» STATED EXERCISE
Starting with the first line below, extract each line through the one that contains "7.72, 7.31, 6.77, 6.09, 5.62, 5.07, 4.6]", inclusive, excluding pictures.
:: COLLECTED MATERIAL ::
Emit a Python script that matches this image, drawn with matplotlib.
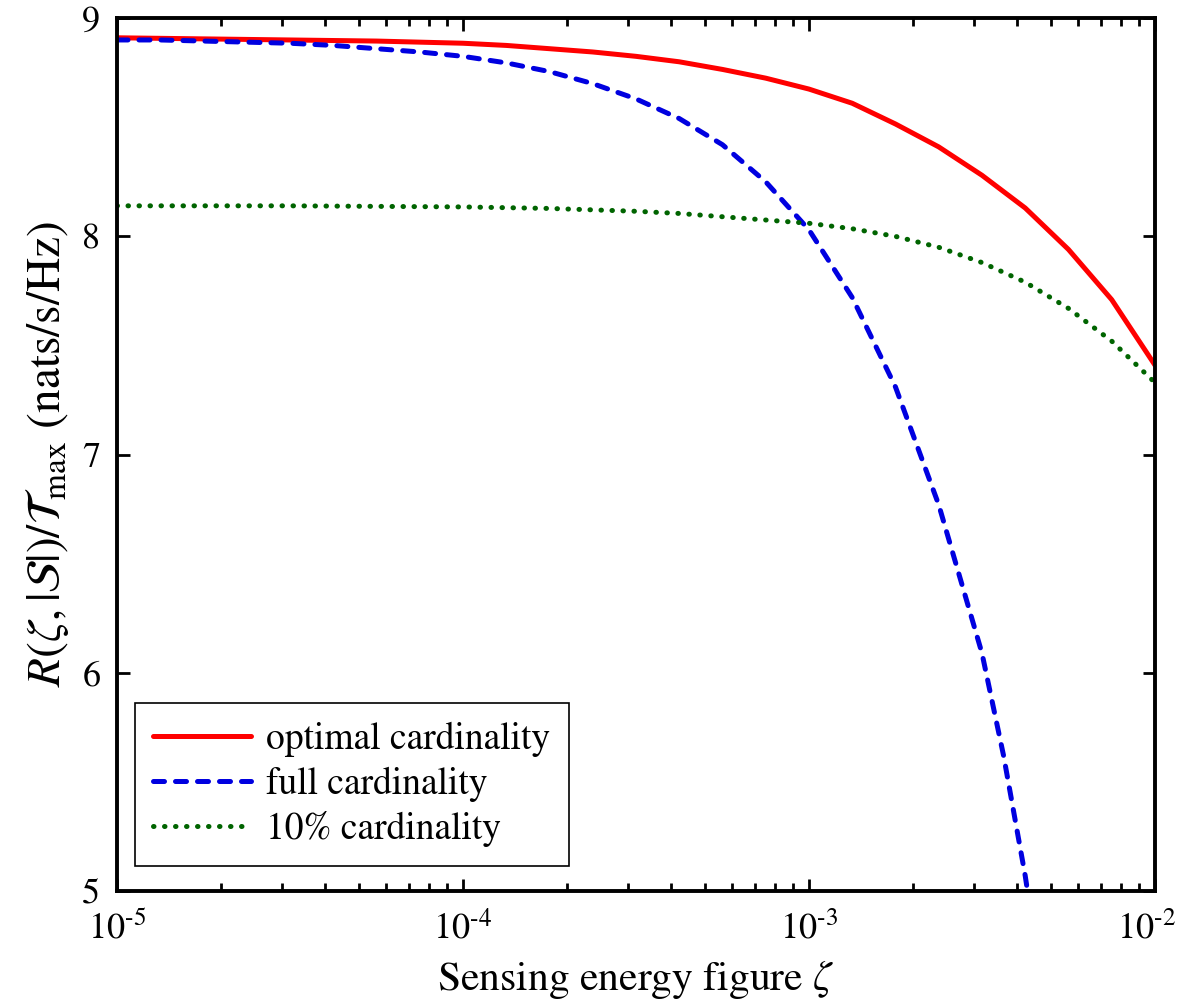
import matplotlib
matplotlib.use("Agg")
import matplotlib.pyplot as plt
import matplotlib.transforms as mtransforms
import numpy as np

plt.rcParams['font.family'] = ['STIXGeneral', 'DejaVu Serif']
plt.rcParams['mathtext.fontset'] = 'stix'

# log10 of sensing energy figure
log_zeta_opt = [-5, -4.75, -4.5, -4.25, -4, -3.875, -3.75, -3.625, -3.5, -3.375,
                -3.25, -3.125, -3, -2.875, -2.75, -2.625, -2.5, -2.375, -2.25,
                -2.125, -2]
rate_opt = [8.91, 8.905, 8.90, 8.895, 8.885, 8.875, 8.86, 8.845, 8.825, 8.80,
            8.765, 8.725, 8.675, 8.61, 8.515, 8.41, 8.28, 8.13, 7.94,
            7.71, 7.41]

log_zeta_full = [-5, -4.875, -4.75, -4.625, -4.5, -4.375, -4.25, -4.125, -4,
                 -3.875, -3.75, -3.625, -3.5, -3.375, -3.25, -3.125, -3,
                 -2.875, -2.75, -2.625, -2.5, -2.4375, -2.375, -2.33]
rate_full = [8.90, 8.90, 8.895, 8.89, 8.885, 8.875, 8.86, 8.845, 8.825,
             8.795, 8.755, 8.70, 8.63, 8.54, 8.42, 8.25, 8.03,
             7.72, 7.31, 6.77, 6.09, 5.62, 5.07, 4.6]

log_zeta_10 = [-5, -4.5, -4, -3.75, -3.5, -3.375, -3.25, -3.125, -3, -2.875,
               -2.75, -2.625, -2.5, -2.375, -2.25, -2.125, -2]
rate_10 = [8.14, 8.14, 8.135, 8.128, 8.115, 8.105, 8.09, 8.075, 8.06, 8.035,
           8.00, 7.95, 7.88, 7.79, 7.67, 7.52, 7.33]

x_ticks = [1e-5, 1e-4, 1e-3, 1e-2]
x_tick_labels = [r'$10^{\text{-}5}$', r'$10^{\text{-}4}$',
                 r'$10^{\text{-}3}$', r'$10^{\text{-}2}$']
y_ticks = [5, 6, 7, 8, 9]

fig = plt.figure(figsize=(11.83, 10.08), dpi=100)
ax = fig.add_axes([0.0989, 0.116, 0.8774, 0.866])

ax.plot(10.0 ** np.array(log_zeta_opt), rate_opt, color='#ff0000', lw=3.6,
        solid_capstyle='round', label='optimal cardinality')
ax.plot(10.0 ** np.array(log_zeta_full), rate_full, color='#0000e0', lw=3.6,
        ls=(0, (2.2, 2.2)), dash_capstyle='round', label='full cardinality')
ax.plot(10.0 ** np.array(log_zeta_10), rate_10, color='#006400', lw=3.6,
        ls=(0, (0.1, 2.1)), dash_capstyle='round', label='10% cardinality')

ax.set_xscale('log')
ax.set_xticks(x_ticks)
ax.set_xticklabels(x_tick_labels)
ax.set_yticks(y_ticks)
ax.xaxis.set_minor_locator(matplotlib.ticker.LogLocator(base=10, subs=np.arange(2, 10)))
ax.xaxis.set_minor_formatter(matplotlib.ticker.NullFormatter())
ax.set_xlim(1e-5, 1e-2)
ax.set_ylim(5, 9)

ax.tick_params(which='both', direction='in', top=True, right=True,
               labelsize=26, width=2)
ax.tick_params(which='major', length=9)
ax.tick_params(axis='x', which='major', pad=15)
ax.tick_params(axis='y', which='major', pad=12)
ax.tick_params(which='minor', length=6)
for s in ax.spines.values():
    s.set_linewidth(2.8)

ax.set_xlabel(r'Sensing energy figure $\zeta$', fontsize=30, labelpad=8)
ax.set_ylabel(r'$R(\zeta,|\mathcal{S}|)/\mathcal{T}_{\rm max}$ (nats/s/Hz)',
              fontsize=34, labelpad=8)

leg = ax.legend(loc='lower left', bbox_to_anchor=(0.017, 0.029), fontsize=27,
                handlelength=2.6, handletextpad=0.4, fancybox=False,
                framealpha=1, edgecolor='black', borderaxespad=0,
                labelspacing=0.25, borderpad=0.5)
leg.get_frame().set_linewidth(1.2)

# nudge the last x tick label a little left so it stays inside the figure
fig.canvas.draw()
last = ax.xaxis.get_major_ticks()[-1].label1
last.set_transform(last.get_transform() +
                   mtransforms.ScaledTranslation(-6 / 72, 0, fig.dpi_scale_trans))

fig.savefig('out.png', dpi=100)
:::
» EXERCISE SOLUTION
Emit a Python script that matches this image, drawn with matplotlib.
import matplotlib
matplotlib.use("Agg")
import matplotlib.pyplot as plt
import matplotlib.transforms as mtransforms
import numpy as np

plt.rcParams['font.family'] = ['STIXGeneral', 'DejaVu Serif']
plt.rcParams['mathtext.fontset'] = 'stix'

# log10 of sensing energy figure
log_zeta_opt = [-5, -4.75, -4.5, -4.25, -4, -3.875, -3.75, -3.625, -3.5, -3.375,
                -3.25, -3.125, -3, -2.875, -2.75, -2.625, -2.5, -2.375, -2.25,
                -2.125, -2]
rate_opt = [8.91, 8.905, 8.90, 8.895, 8.885, 8.875, 8.86, 8.845, 8.825, 8.80,
            8.765, 8.725, 8.675, 8.61, 8.515, 8.41, 8.28, 8.13, 7.94,
            7.71, 7.41]

log_zeta_full = [-5, -4.875, -4.75, -4.625, -4.5, -4.375, -4.25, -4.125, -4,
                 -3.875, -3.75, -3.625, -3.5, -3.375, -3.25, -3.125, -3,
                 -2.875, -2.75, -2.625, -2.5, -2.4375, -2.375, -2.33]
rate_full = [8.90, 8.90, 8.895, 8.89, 8.885, 8.875, 8.86, 8.845, 8.825,
             8.795, 8.755, 8.70, 8.63, 8.54, 8.42, 8.25, 8.03,
             7.72, 7.31, 6.77, 6.09, 5.62, 5.07, 4.6]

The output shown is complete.